Д.Быков: В России любая активность, на которой не стоит клеймо власти «одобрено» — криминальная

Другое дело, что некоторые люди пребывают в такой наивной уверенности, что их сейчас реально научат писать. Есть люди, которых нельзя научить писать. Ну просто вот они не умеют, и всё. Нет никакой машинки, которая помогала бы бороться со штампами. Нет никакого вещества, которое перестраивало бы писательское сознание и помогало ему настроиться на новую волну. Такого нет, этого не бывает.

Единственное, что вы можете сделать — это указать человеку на те сферы, откуда берутся сюжеты. Почему, скажем, его перебранка в автобусе не может служить сюжетом, а какой-то опавший лист, вдруг наведший его на воспоминания детства, может служить. То есть, грубо говоря, как строится сюжет произведения. Хотя, кстати говоря, и перебранка в автобусе может вызвать у вас какие-то невероятные чувства. Попытки как-то научить писать коротко, внятно, бороться с многостраничными отступлениями — это тоже можно.

И потом, понимаете, ведь человек же пишет не для того, чтобы создать великое художественное произведение. Вот, например, во многих домах престарелых — это даже как-то нельзя называть домами престарелых — скажем так, во многих старческих пансионатах, интернатах, которые во множестве имеются в Штатах (простите за рифму), считается нормой написание рассказов. Люди сочиняют рассказы, и таким образом борются и с подступающим Альцгеймером, и с беспамятством, и с депрессией.
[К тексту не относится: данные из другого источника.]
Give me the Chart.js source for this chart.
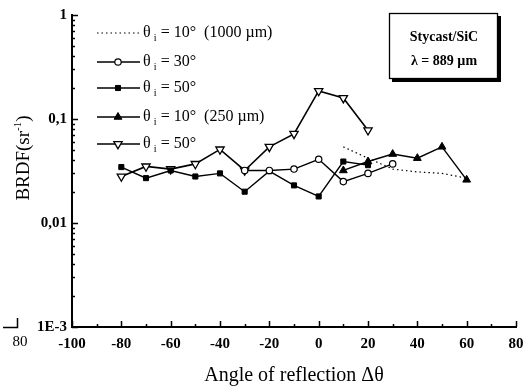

То есть проза — это самая могучая аутотерапия, которая действует на пишущего совершенно независимо от качества текста. В этом-то и заключается главный соблазн — что человек, пишущий прозу, испытывает примерно такие же эмоции, какие испытывает самый галимый, самые бездарный графоман, который пишет не прозу, а жвачку, какую-то имитацию.
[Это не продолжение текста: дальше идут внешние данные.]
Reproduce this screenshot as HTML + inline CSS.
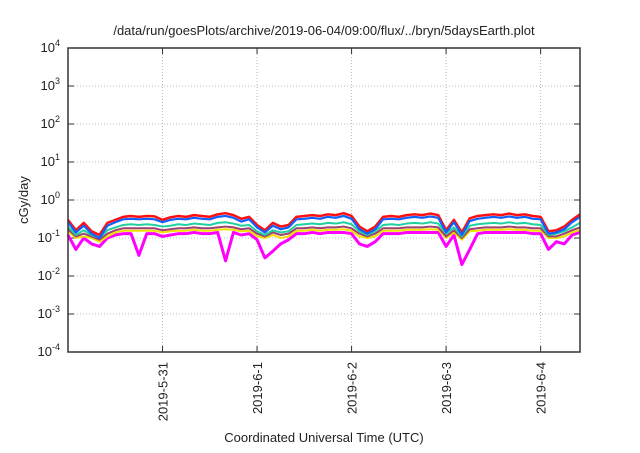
<!DOCTYPE html>
<html><head><meta charset="utf-8"><style>
body{margin:0;background:#fff;font-family:"Liberation Sans",sans-serif}
svg text{font-family:"Liberation Sans",sans-serif;fill:#222}
</style></head><body>
<svg id="c" width="640" height="448"></svg>
<script>
const hours=[0,2,4,6,8,10,12,14,16,18,20,22,24,26,28,30,32,34,36,38,40,42,44,46,48,50,52,54,56,58,60,62,64,66,68,70,72,74,76,78,80,82,84,86,88,90,92,94,96,98,100,102,104,106,108,110,112,114,116,118,120,122,124,126,128,130];
const red=[0.3,0.16,0.25,0.15,0.12,0.25,0.3,0.36,0.38,0.36,0.38,0.37,0.3,0.35,0.38,0.36,0.4,0.38,0.36,0.42,0.45,0.4,0.32,0.36,0.22,0.16,0.25,0.2,0.22,0.36,0.38,0.4,0.38,0.42,0.4,0.45,0.38,0.2,0.15,0.2,0.36,0.38,0.36,0.4,0.42,0.4,0.44,0.4,0.16,0.3,0.14,0.33,0.38,0.4,0.42,0.4,0.44,0.4,0.42,0.38,0.36,0.15,0.16,0.2,0.3,0.42];
const blue=[0.26,0.14,0.21,0.13,0.1,0.21,0.26,0.31,0.32,0.31,0.32,0.31,0.26,0.3,0.32,0.31,0.34,0.32,0.31,0.36,0.38,0.34,0.27,0.31,0.19,0.14,0.21,0.17,0.19,0.31,0.32,0.34,0.32,0.36,0.34,0.38,0.32,0.17,0.13,0.17,0.31,0.32,0.31,0.34,0.36,0.34,0.37,0.34,0.14,0.26,0.12,0.28,0.32,0.34,0.36,0.34,0.37,0.34,0.36,0.32,0.31,0.13,0.14,0.17,0.26,0.36];
const teal=[0.2,0.12,0.16,0.12,0.1,0.16,0.19,0.22,0.23,0.22,0.23,0.22,0.2,0.21,0.23,0.22,0.24,0.23,0.22,0.25,0.26,0.24,0.21,0.22,0.15,0.12,0.16,0.14,0.15,0.22,0.23,0.24,0.23,0.25,0.24,0.26,0.23,0.15,0.12,0.15,0.22,0.23,0.22,0.24,0.25,0.24,0.26,0.24,0.13,0.19,0.11,0.21,0.23,0.24,0.25,0.24,0.26,0.24,0.25,0.23,0.22,0.12,0.13,0.15,0.19,0.25];
const purple=[0.17,0.11,0.13,0.11,0.09,0.13,0.16,0.18,0.18,0.18,0.18,0.18,0.16,0.17,0.18,0.18,0.19,0.18,0.18,0.19,0.2,0.19,0.17,0.18,0.13,0.11,0.14,0.12,0.13,0.18,0.18,0.19,0.18,0.19,0.19,0.2,0.18,0.13,0.11,0.13,0.18,0.18,0.18,0.19,0.19,0.19,0.2,0.19,0.11,0.16,0.1,0.17,0.18,0.19,0.19,0.19,0.2,0.19,0.19,0.18,0.18,0.11,0.11,0.13,0.16,0.19];
const yellow=[0.15,0.1,0.11,0.1,0.08,0.11,0.14,0.155,0.155,0.155,0.155,0.155,0.14,0.15,0.155,0.155,0.165,0.155,0.155,0.165,0.17,0.165,0.15,0.155,0.11,0.1,0.12,0.1,0.11,0.155,0.155,0.165,0.155,0.165,0.165,0.17,0.155,0.11,0.1,0.11,0.155,0.155,0.155,0.165,0.165,0.165,0.17,0.165,0.1,0.14,0.09,0.15,0.155,0.165,0.165,0.165,0.17,0.165,0.165,0.155,0.155,0.1,0.1,0.11,0.14,0.165];
const magenta=[0.12,0.05,0.1,0.07,0.06,0.1,0.12,0.13,0.13,0.035,0.13,0.13,0.11,0.12,0.13,0.13,0.14,0.13,0.13,0.14,0.025,0.14,0.12,0.13,0.09,0.03,0.045,0.07,0.09,0.13,0.13,0.14,0.13,0.14,0.14,0.14,0.13,0.07,0.06,0.08,0.13,0.13,0.13,0.14,0.14,0.14,0.14,0.14,0.06,0.12,0.02,0.05,0.13,0.14,0.14,0.14,0.14,0.14,0.14,0.13,0.13,0.05,0.08,0.07,0.12,0.14];
const yTicks=[-4,-3,-2,-1,0,1,2,3,4];
const dateLabels=["2019-5-31","2019-6-1","2019-6-2","2019-6-3","2019-6-4"];
const dateHours=[24,48,72,96,120];
const L=68,R=580,T=48,B=352,HMAX=130;
const ns="http://www.w3.org/2000/svg",svg=document.getElementById('c');
const xs=h=>L+(R-L)*h/HMAX;
const ys=v=>T+(4-Math.log10(v))*(B-T)/8;
function mk(t,a,p){const e=document.createElementNS(ns,t);for(const k in a)e.setAttribute(k,a[k]);(p||svg).appendChild(e);return e;}
yTicks.forEach(p=>{const y=ys(Math.pow(10,p));
 const g=mk('line',{x1:L,x2:R,y1:y,y2:y,stroke:'#bbb','stroke-dasharray':'1,2','stroke-width':1});
 
 
 mk('line',{x1:L,x2:L+6,y1:y,y2:y,stroke:'#333'});mk('line',{x1:R-6,x2:R,y1:y,y2:y,stroke:'#333'});
 const t=mk('text',{x:L-8,y:y+4,'text-anchor':'end','font-size':13});
 
 
 t.textContent='10';const s=mk('tspan',{dy:-6,'font-size':9},t);s.textContent=p;});
dateHours.forEach((h,i)=>{const x=xs(h);
 const g=mk('line',{x1:x,x2:x,y1:T,y2:B,stroke:'#bbb','stroke-dasharray':'1,2'});
 
 
 mk('line',{x1:x,x2:x,y1:B-6,y2:B,stroke:'#333'});mk('line',{x1:x,x2:x,y1:T,y2:T+6,stroke:'#333'});
 const t=mk('text',{transform:`translate(${x+5},${B+10}) rotate(-90)`,'text-anchor':'end','font-size':13});
 
 
 t.textContent=dateLabels[i];});
const series=[[magenta,'#ff00ff',3,'magenta'],[yellow,'#f0e000',2,'yellow'],[purple,'#a04070',2,'purple'],[teal,'#20d0a0',2,'teal'],[red,'#ff1010',2.5,'red'],[blue,'#1060ff',2.2,'blue']];
series.forEach(([d,c,w,n])=>{
 const pts=[];d.forEach((v,i)=>{if(i<hours.length)pts.push(xs(hours[i])+','+ys(v));});
 const pl=mk('polyline',{points:pts.join(' '),fill:'none',stroke:c,'stroke-width':w,'stroke-linejoin':'round'});
 
 });
const fr=mk('rect',{x:L,y:T,width:R-L,height:B-T,fill:'none',stroke:'#333','stroke-width':1.5});


const ti=mk('text',{x:324,y:35,'text-anchor':'middle','font-size':13});


ti.textContent='/data/run/goesPlots/archive/2019-06-04/09:00/flux/../bryn/5daysEarth.plot';
const yl=mk('text',{transform:'translate(28,200) rotate(-90)','text-anchor':'middle','font-size':13});


yl.textContent='cGy/day';
const xl=mk('text',{x:324,y:442,'text-anchor':'middle','font-size':13});


xl.textContent='Coordinated Universal Time (UTC)';
</script>
</body></html>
«Можно ли сказать, что занятия литературой вредны?». Да нет, вредно тщеславие, вредны какие-то завышенные ожидания. А писать, сочинять для души — это всегда полезно. Это очень весело. И поэтому школы писательского мастерства имеют смысл. Как спортивные секции — ведь далеко не все, кто занимается в спортивной секции, становятся потом великими шахматистами или пловцами. Но они получают какой-то навык борьбы с реальностью. А это в любом случае очень полезная вещь.

Поэтому я за то, чтобы школы писательского мастерства были. И газетная работа, кстати. Вот тут к вопросу, имеет ли смысл работать в газете. Конечно, имеет. Газетная работа — это потрясающий навык и борьбы с реальностью, и познания ее, и, кстати говоря, внесения в нее некоторых корректив.

Мне как раз в этой «Работе над ошибками» (видите, меня не отпускает это произведение) не очень понравился тот момент, когда героиня начинает улучшать реальность на таком прикладном уровне — исправлять бытовые ошибки. Писателя это недостойно. Писатель не должен бороться с мусором в подъездах, мне кажется. Но такой соблазн тоже есть. Нет, журналистика — очень полезное занятие.

«Вилли Старк («Вся королевская рать») говорил: «Добро можно сделать только из зла, потому что ему больше неоткуда взяться». Что вы об этом думаете?». Глупость. И Вилли Старк вообще не самый положительный герой. Мне кажется, что здесь совсем другая история.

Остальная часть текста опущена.